If the average team give ups between 54 and 63 points per win, then we would expect the average team to lose between…
54 / 21.89273
## [1] 2.466572
63 / 21.89273
## [1] 2.877668
2.46 and 2.87 games in a row.
# Visulaization
p2 |>
ggplot() +
geom_point(mapping = aes(x = points_against_per_win, y = points_against )) +
theme_minimal()
cor(p2$points_against_per_win, p2$points_against, method = 'spearman')
## [1] 0.8307888
There is a strong positive correlation between the number of points against per win and the number of points against.
# Visulaization
p3 |>
ggplot() +
geom_point(mapping = aes(x = defensive_ranking, y = points_for )) +
theme_minimal()
cor(p3$defensive_ranking, p3$points_for, method = 'spearman')
## [1] 0.2250367
A bit unsurprisingly, the correlation between defensive ranking and
points for as a weak correlation.

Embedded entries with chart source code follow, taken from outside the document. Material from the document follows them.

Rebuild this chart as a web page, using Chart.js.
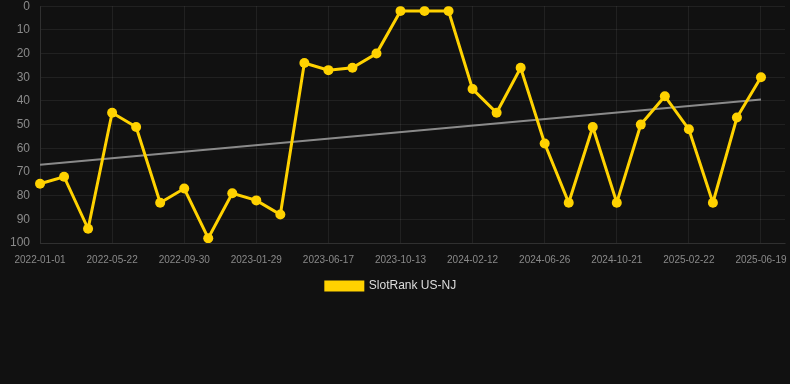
<!DOCTYPE html>
<html>
<head>
<meta charset="utf-8">
<script src="https://cdn.jsdelivr.net/npm/chart.js@4/dist/chart.umd.min.js"></script>
<style>
  html, body { margin: 0; padding: 0; background: #111111; overflow: hidden; }
  #wrap { position: relative; top: -11px; width: 796px; height: 313px; }
</style>
</head>
<body>
<div id="wrap"><canvas id="rank"></canvas></div>
<script>
const dates = [
  "2022-01-01", "2022-02-17", "2022-04-05", "2022-05-22", "2022-07-05", "2022-08-17",
  "2022-09-30", "2022-11-09", "2022-12-20", "2023-01-29", "2023-03-16", "2023-05-02",
  "2023-06-17", "2023-07-26", "2023-09-04", "2023-10-13", "2023-11-23", "2024-01-02",
  "2024-02-12", "2024-03-28", "2024-05-12", "2024-06-26", "2024-08-04", "2024-09-12",
  "2024-10-21", "2024-12-02", "2025-01-12", "2025-02-22", "2025-04-01", "2025-05-10",
  "2025-06-19", "2025-07-28"
];
const rank = [
  75, 72, 94, 45, 51, 83, 77, 98, 79, 82, 88, 24, 27, 26, 20, 2,
  2, 2, 35, 45, 26, 58, 83, 51, 83, 50, 38, 52, 83, 47, 30
];
const trendEnds = [67.0, 39.4];

const trend = dates.map(() => null);
trend[0] = trendEnds[0];
trend[rank.length - 1] = trendEnds[1];

const gridColor = "rgba(255,255,255,0.07)";

// canvas is a bit wider than the page, pull the legend back to the page centre
const legendShift = {
  id: "legendShift",
  afterLayout(chart) {
    chart.legend.left -= 7;
    chart.legend.right -= 7;
  }
};

new Chart(document.getElementById("rank"), {
  type: "line",
  data: {
    labels: dates,
    datasets: [
      {
        label: "SlotRank US-NJ",
        data: rank,
        borderColor: "rgb(255,210,0)",
        backgroundColor: "rgb(255,210,0)",
        borderWidth: 3,
        pointRadius: 5,
        pointBackgroundColor: "rgb(255,210,0)",
        pointBorderWidth: 0,
        tension: 0
      },
      {
        label: "trend",
        data: trend,
        borderColor: "rgba(160,160,160,0.85)",
        borderWidth: 2,
        pointRadius: 0,
        spanGaps: true
      }
    ]
  },
  options: {
    responsive: true,
    maintainAspectRatio: false,
    animation: false,
    layout: { padding: 0 },
    scales: {
      y: {
        reverse: true,
        min: 0,
        max: 100,
        ticks: { stepSize: 10, color: "#8a8a8a", font: { size: 12 }, padding: 10 },
        grid: { color: gridColor, drawTicks: false },
        border: { color: gridColor }
      },
      x: {
        ticks: {
          autoSkip: false,
          maxRotation: 0,
          color: "#8a8a8a",
          font: { size: 10 },
          padding: 11,
          callback: function (v, i) { return (i % 3 === 0 && i < rank.length) ? dates[i] : ""; }
        },
        grid: {
          drawTicks: false,
          color: (c) => (c.index % 3 === 0 && c.index < rank.length) ? gridColor : "rgba(0,0,0,0)"
        },
        border: { color: gridColor }
      }
    },
    plugins: {
      legend: {
        position: "bottom",
        labels: {
          color: "#dddddd",
          boxWidth: 37,
          boxHeight: 8,
          padding: 3,
          font: { size: 12 },
          filter: (item) => item.datasetIndex === 0
        }
      },
      tooltip: { enabled: false }
    }
  },
  plugins: [legendShift]
});
</script>
</body>
</html>
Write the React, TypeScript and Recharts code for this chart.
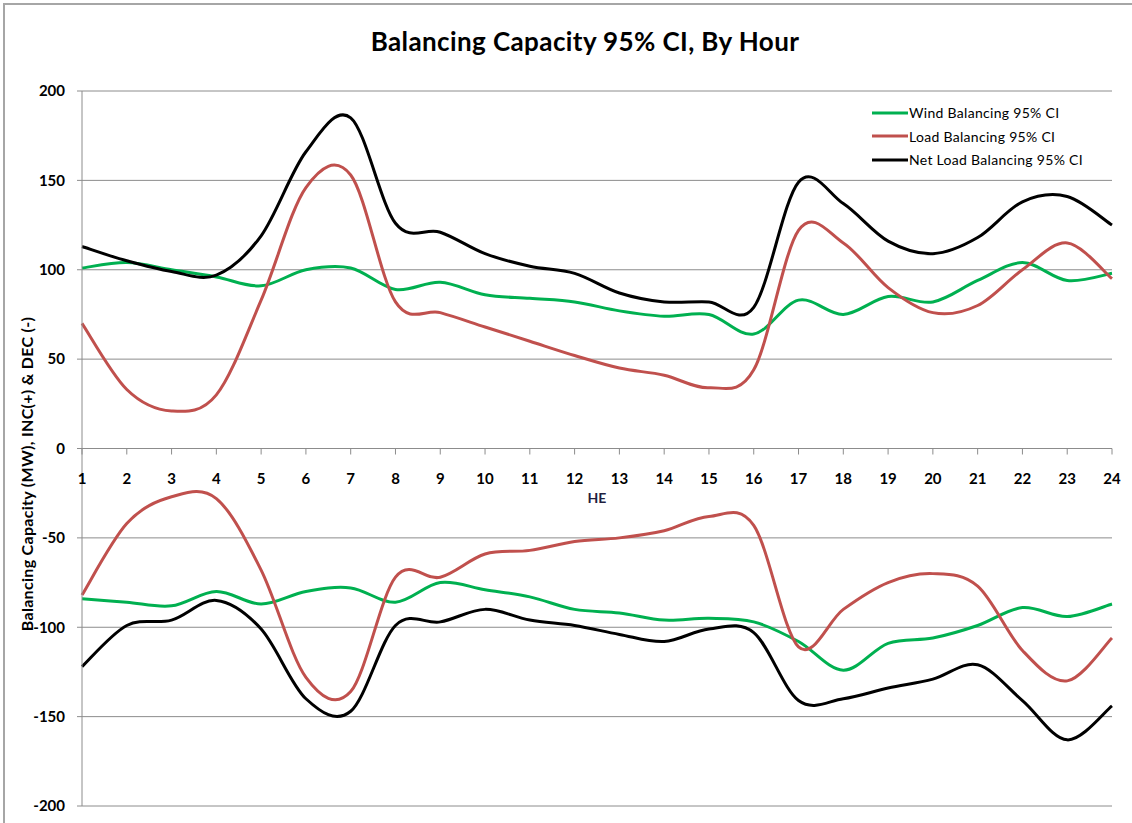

The correlation is slightly positive,
which could suggest many things, but my hypothesis is that teams who
score lots of points make the defense’s job slightly easier since they
don’t need to worry about losing as much and could potentially with more
confidence.
I have already done confidence intervals for points_for in the pair 1
analysis so I will skip it this time.
# Visulaization
p3 |>
ggplot() +
geom_point(mapping = aes(x = defensive_ranking, y = defensive_rank_per_points_for )) +
theme_minimal()
cor(p3$defensive_ranking, p3$defensive_rank_per_points_for , method = 'pearson')
## [1] 0.9785555
This result shows a very strong correlation between a teams defensive ranking and a teams defensive ranking per point for which suggests that points_for has little influence on defensive_ranking. Considering the correlation between defensive_ranking and defensive_ranking is 1, we can see that points_for simply changes the scale of defensive_ranking and not much else.
# Bootstrapped Confidence Interval for defensive_rank_per_points_for mean.
boot_ci(v = p3$defensive_rank_per_points_for, func = mean, conf = 0.95)
## BOOTSTRAP CONFIDENCE INTERVAL CALCULATIONS
## Based on 10000 bootstrap replicates
##
## CALL :
## boot.ci(boot.out = b, conf = conf, type = "perc")
##
## Intervals :
## Level Percentile
## 95% (-0.0014, 0.0003 )
## Calculations and Intervals on Original Scale
# Bootstrapped Confidence Interval for defensive_rank_per_points_for median
boot_ci(v = p3$defensive_rank_per_points_for, func = median, conf = 0.95)
## BOOTSTRAP CONFIDENCE INTERVAL CALCULATIONS
## Based on 10000 bootstrap replicates
##
## CALL :
## boot.ci(boot.out = b, conf = conf, type = "perc")
##
## Intervals :
## Level Percentile
## 95% (-0.0011, 0.0011 )
## Calculations and Intervals on Original Scale
The analysis shows a 95% confidence that the true mean and median of defensive_rank_per_points_for falls between -0.0014 and 0.0003, and -0.0011 and 0.0011 respectively. It would make sense that the median would be 0 since defensive_ranking is calculated is centered at 0.
# Visulaization
p3 |>
ggplot() +
geom_point(mapping = aes(x = defensive_rank_per_points_for, y = points_for )) +
theme_minimal()
cor(p3$defensive_rank_per_points_for, p3$points_for , method = 'pearson')
## [1] 0.2337394
The result shows a slightly positive correlation between points_for and defensive_rank_per_points_for which again suggests that teams who score more points will have a slightly higher defensive ranking.